Coronavirus | China returnees go home after screening

15 students who arrived in Kochi airport early Saturday

Updated - February 09, 2020 08:17 am IST - KOCHI

KOCHI, Kerala, 08/02/2020: An ambulance carrying a group of 17 students brought from China via Bangkok on their way to the Goverment Medical college at kalamassery in Ernakulam on Friday night. The students screened for coronavirus infection at the Hospital, which has an isolation ward with 30 beds and a team of expert doctors. Photo : Thulasi Kakkat/The Hindu

KOCHI, Kerala, 08/02/2020: An ambulance carrying a group of 17 students brought from China via Bangkok on their way to the Goverment Medical college at kalamassery in Ernakulam on Friday night. The students screened for coronavirus infection at the Hospital, which has an isolation ward with 30 beds and a team of expert doctors. Photo : Thulasi Kakkat/The Hindu

Screening for novel coronavirus infection among the 15 students who returned from China early Saturday to Kochi yielded negative results. They were sent home by 2 a.m. on Saturday after they underwent tests at the Government Medical College, Kalamassery.

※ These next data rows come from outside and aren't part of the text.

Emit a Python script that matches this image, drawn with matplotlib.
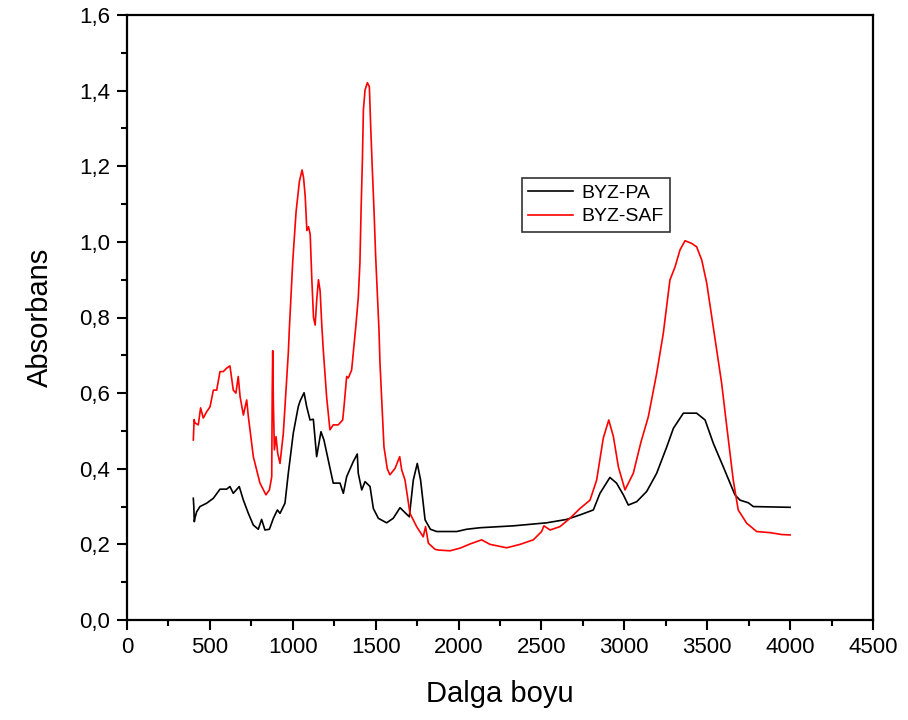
import matplotlib
matplotlib.use("Agg")
import matplotlib.pyplot as plt
from matplotlib.ticker import MultipleLocator, FuncFormatter

plt.rcParams['font.family'] = ['Liberation Sans', 'DejaVu Sans']

# BYZ-PA (black)
pa_x = [400, 403, 406, 410, 420, 440, 481, 521, 561, 601, 621, 641, 677, 702, 732, 762, 792, 812, 832, 859,
        883, 907, 923, 953, 973, 1003, 1033, 1044, 1068, 1084, 1104, 1124, 1144, 1170, 1188, 1214, 1244, 1285,
        1305, 1325, 1365, 1389, 1395, 1416, 1436, 1466, 1486, 1516, 1566, 1606, 1647, 1677, 1703, 1727, 1751,
        1771, 1798, 1830, 1868, 1989, 2049, 2129, 2330, 2531, 2652, 2733, 2813, 2853, 2913, 2953, 2994, 3024,
        3075, 3135, 3195, 3256, 3296, 3356, 3436, 3487, 3537, 3597, 3667, 3698, 3748, 3778, 4000]
pa_y = [0.322, 0.300, 0.260, 0.270, 0.286, 0.300, 0.309, 0.322, 0.346, 0.346, 0.353, 0.335, 0.353, 0.317,
        0.282, 0.251, 0.240, 0.266, 0.238, 0.240, 0.269, 0.291, 0.282, 0.309, 0.388, 0.494, 0.564, 0.579,
        0.601, 0.564, 0.529, 0.531, 0.432, 0.498, 0.476, 0.423, 0.362, 0.362, 0.335, 0.379, 0.419, 0.439,
        0.388, 0.344, 0.366, 0.353, 0.295, 0.269, 0.257, 0.269, 0.297, 0.284, 0.273, 0.370, 0.414, 0.370,
        0.265, 0.240, 0.234, 0.234, 0.240, 0.244, 0.249, 0.257, 0.266, 0.278, 0.291, 0.335, 0.377, 0.362,
        0.331, 0.304, 0.313, 0.340, 0.388, 0.458, 0.507, 0.547, 0.547, 0.529, 0.467, 0.405, 0.331, 0.317,
        0.310, 0.300, 0.298]

# BYZ-SAF (red)
saf_x = [400, 405, 410, 430, 444, 460, 481, 501, 521, 541, 561, 581, 601, 621, 641, 657, 671, 682, 702, 722,
         732, 762, 802, 838, 859, 873, 876, 879, 883, 889, 899, 909, 923, 943, 963, 973, 979, 1000, 1020, 1040,
         1056, 1065, 1075, 1085, 1095, 1105, 1115, 1125, 1135, 1145, 1155, 1165, 1175, 1184, 1204, 1224, 1244,
         1274, 1301, 1309, 1325, 1335, 1355, 1365, 1381, 1395, 1405, 1412, 1420, 1426, 1436, 1450, 1462, 1470,
         1480, 1490, 1500, 1510, 1520, 1526, 1536, 1550, 1570, 1586, 1617, 1645, 1657, 1677, 1707, 1747, 1787,
         1801, 1818, 1858, 1878, 1948, 2009, 2069, 2139, 2190, 2290, 2371, 2451, 2501, 2515, 2552, 2612, 2672,
         2733, 2793, 2833, 2873, 2906, 2934, 2964, 3004, 3054, 3100, 3145, 3195, 3235, 3275, 3306, 3336, 3366,
         3406, 3436, 3467, 3497, 3527, 3557, 3587, 3617, 3657, 3687, 3738, 3798, 3879, 3950, 4000]
saf_y = [0.476, 0.530, 0.521, 0.516, 0.561, 0.534, 0.551, 0.564, 0.608, 0.608, 0.657, 0.657, 0.666, 0.672,
         0.608, 0.600, 0.644, 0.591, 0.542, 0.582, 0.538, 0.432, 0.362, 0.331, 0.344, 0.379, 0.600, 0.712,
         0.573, 0.450, 0.485, 0.441, 0.414, 0.494, 0.635, 0.706, 0.767, 0.950, 1.080, 1.160, 1.190, 1.170,
         1.120, 1.030, 1.040, 1.020, 0.900, 0.800, 0.780, 0.850, 0.900, 0.870, 0.780, 0.714, 0.591, 0.503,
         0.516, 0.516, 0.529, 0.564, 0.644, 0.640, 0.661, 0.706, 0.780, 0.852, 0.944, 1.084, 1.217, 1.349,
         1.402, 1.421, 1.410, 1.305, 1.190, 1.084, 0.961, 0.864, 0.767, 0.680, 0.590, 0.458, 0.400, 0.384,
         0.401, 0.432, 0.397, 0.370, 0.282, 0.247, 0.220, 0.247, 0.203, 0.187, 0.185, 0.183, 0.190, 0.201,
         0.212, 0.200, 0.191, 0.200, 0.212, 0.234, 0.249, 0.238, 0.247, 0.269, 0.295, 0.317, 0.370, 0.481,
         0.529, 0.485, 0.405, 0.344, 0.388, 0.470, 0.538, 0.652, 0.758, 0.899, 0.934, 0.979, 1.003, 0.996,
         0.987, 0.952, 0.891, 0.802, 0.714, 0.626, 0.515, 0.370, 0.291, 0.256, 0.234, 0.231, 0.226, 0.225]

fig = plt.figure(figsize=(9.08, 7.2), dpi=100)
ax = fig.add_axes([127 / 908, 100 / 720, 746 / 908, 605 / 720])

ax.plot(pa_x, pa_y, color='black', lw=1.2, label='BYZ-PA')
ax.plot(saf_x, saf_y, color='#ff0000', lw=1.2, label='BYZ-SAF')

ax.set_xlim(0, 4500)
ax.set_ylim(0, 1.6)
ax.xaxis.set_major_locator(MultipleLocator(500))
ax.xaxis.set_minor_locator(MultipleLocator(250))
ax.yaxis.set_major_locator(MultipleLocator(0.2))
ax.yaxis.set_minor_locator(MultipleLocator(0.1))
ax.yaxis.set_major_formatter(FuncFormatter(lambda v, p: f"{v:.1f}".replace('.', ',')))
ax.xaxis.set_major_formatter(FuncFormatter(lambda v, p: f"{int(round(v))}"))

for s in ax.spines.values():
    s.set_linewidth(1.6)
ax.tick_params(which='major', direction='out', length=7, width=1.5, labelsize=16, pad=5)
ax.tick_params(which='minor', direction='out', length=4, width=1.5)
ax.tick_params(top=False, right=False, which='both')

ax.set_xlabel('Dalga boyu', fontsize=21, labelpad=16)
ax.set_ylabel('Absorbans', fontsize=21, labelpad=18)

leg = ax.legend(loc='lower left', bbox_to_anchor=(0.529, 0.641), fontsize=14, frameon=True,
                fancybox=False, shadow=False, borderpad=0.35, handlelength=2.3, handletextpad=0.4,
                labelspacing=0.3, borderaxespad=0)
leg.get_frame().set_edgecolor('black')
leg.get_frame().set_linewidth(1.2)

fig.savefig('out.png', dpi=100)
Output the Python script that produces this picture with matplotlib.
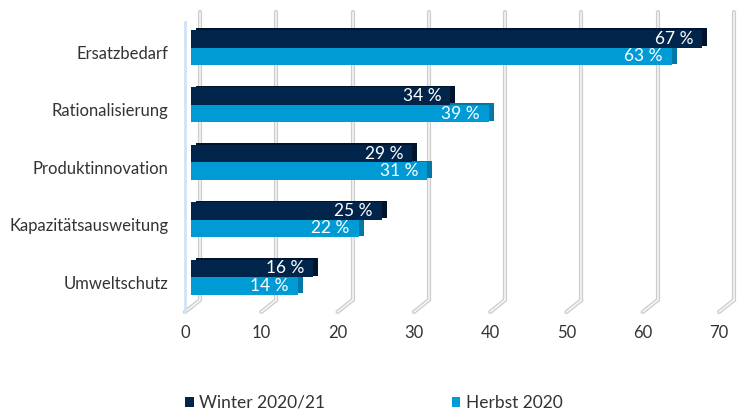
import matplotlib
matplotlib.use("Agg")
import matplotlib.pyplot as plt
from matplotlib.patches import Patch
from matplotlib.transforms import ScaledTranslation, blended_transform_factory

plt.rcParams["font.family"] = ["Lato", "DejaVu Sans"]

categories = ["Ersatzbedarf", "Rationalisierung", "Produktinnovation",
              "Kapazitätsausweitung", "Umweltschutz"]
winter = [67, 34, 29, 25, 16]
herbst = [63, 39, 31, 22, 14]
series_names = ["Winter 2020/21", "Herbst 2020"]
xticks = [0, 10, 20, 30, 40, 50, 60, 70]

C_WINTER = "#00244a"
C_WINTER_SIDE = "#00152d"
C_HERBST = "#009bd5"
C_HERBST_SIDE = "#0079a8"
TEXT = "#333333"

fig = plt.figure(figsize=(7.44, 4.12), dpi=100)
ax = fig.add_axes([185 / 744, 1 - 312 / 412, (719 - 185) / 744, 300 / 412])
ax.set_xlim(0, 70)
ax.set_ylim(4.608, -0.6185)
for s in ax.spines.values():
    s.set_visible(False)

px = 1 / fig.dpi  # one pixel in inches
shift = lambda dx, dy: ScaledTranslation(dx * px, dy * px, fig.dpi_scale_trans)
mixed = blended_transform_factory(ax.transData, ax.transAxes)

# 3D-style walls: vertical gridlines on the back plane, floor edges slanting forward
depth_units = 15 / (ax.bbox.width / 70)
floor_y = 12 / 300
for t in xticks:
    xs_v = [t + depth_units, t + depth_units]
    ys_v = [floor_y, 1.0]
    xs_d = [t, t + depth_units]
    ys_d = [0, floor_y]
    for lw, col in [(3.0, "#cdcdcd"), (1.1, "#f8f8f8")]:
        ax.plot(xs_v, ys_v, color=col, lw=lw, transform=mixed,
                clip_on=False, zorder=1, solid_capstyle="round")
        ax.plot(xs_d, ys_d, color=col, lw=lw, transform=mixed,
                clip_on=False, zorder=1, solid_capstyle="round")
ax.plot([0, 0], [0, 290 / 300], color="#cfe4f4", lw=2, transform=mixed,
        clip_on=False, zorder=1)

idx = list(range(len(categories)))
h = 0.305
y_w = [i - h / 2 for i in idx]
y_h = [i + h / 2 for i in idx]

front = ax.transData + shift(6, 0)
side = ax.transData + shift(11, 1.5)

ax.barh(y_h, herbst, height=h, color=C_HERBST_SIDE, transform=side, zorder=2)
ax.barh(y_h, herbst, height=h, color=C_HERBST, transform=front, zorder=3)
ax.barh(y_w, winter, height=h, color=C_WINTER_SIDE, transform=side, zorder=4)
ax.barh(y_w, winter, height=h, color=C_WINTER, transform=front, zorder=5)

lab_tr = ax.transData + shift(-3, 0)
for y, v in zip(y_w, winter):
    ax.text(v, y, f"{v} %", color="white", fontsize=12.5, ha="right",
            va="center", transform=lab_tr, zorder=6)
for y, v in zip(y_h, herbst):
    ax.text(v, y, f"{v} %", color="white", fontsize=12.5, ha="right",
            va="center", transform=lab_tr, zorder=6)

ax.set_xticks(xticks)
ax.set_yticks(idx)
ax.set_yticklabels(categories)
ax.tick_params(axis="x", length=0, pad=9, labelsize=12, labelcolor=TEXT)
ax.tick_params(axis="y", length=0, pad=12, labelsize=12, labelcolor=TEXT)
for lab in ax.get_yticklabels():
    lab.set_transform(lab.get_transform() + shift(0, -5))

handles = [Patch(facecolor=C_WINTER), Patch(facecolor=C_HERBST)]
fig.legend(handles, series_names, loc="center left",
           bbox_to_anchor=(185 / 744, 1 - 403 / 412), ncol=2, frameon=False,
           fontsize=12.5, handlelength=0.5, handleheight=0.5,
           handletextpad=0.3, columnspacing=7.3, borderpad=0,
           borderaxespad=0, labelcolor=TEXT)

fig.savefig("out.png", dpi=100)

Detailed test results from the virology lab in Alappuzha are expected in two days, said a communication from the medical college authorities here. The students will be in isolation at their houses for 28 days.

“She is recovering from fatigue but is happy and healthy,” said the husband of a young doctor hailing from Kochi and doing her house surgency at Dali University in China’s Yunnan province.

Trapped in airport

She was among the 15 students who reached Kerala via Bangkok after being trapped in the Kunming international airport for 24 hours.

Her husband said she and her friends were short of food, electricity, and money. They had initially booked tickets to Singapore, but were not allowed to board the plane from the Kunming airport. They lost the money too with the airline refusing a refund. Money had to be pooled again, soliciting the help of friends and relatives over long-distance telephone calls. Then, under the initiative of the Indian embassy in China, tickets on the Air Asia flight that brought them to Kochi were booked.

He said there were initially 21 students, some of whom had flown to Singapore. They appeared to have been held up there.

The team of doctors and other medical professionals in the Kochi medical were quick to screen the 15 students who landed at Nedumbassery. The students were transported in six ambulances to the medical college. They were brought in through a separate entry to the isolation ward and received by a team of 60 medical staff in protection suit while CCTVs monitored their moves. Samples from the students were collected in an hour and sent to the Alappuzha lab. The operation moved like clockwork after a message was received at the control room in district collectorate at 1 p.m. that the students would land in Kochi. Two meetings were convened at 8.45 p.m. and 10.30 p.m. to coordinate proceedings. A mock drill was held at 11 p.m. The flight landed at 1 a.m. Their baggage too was sterilized.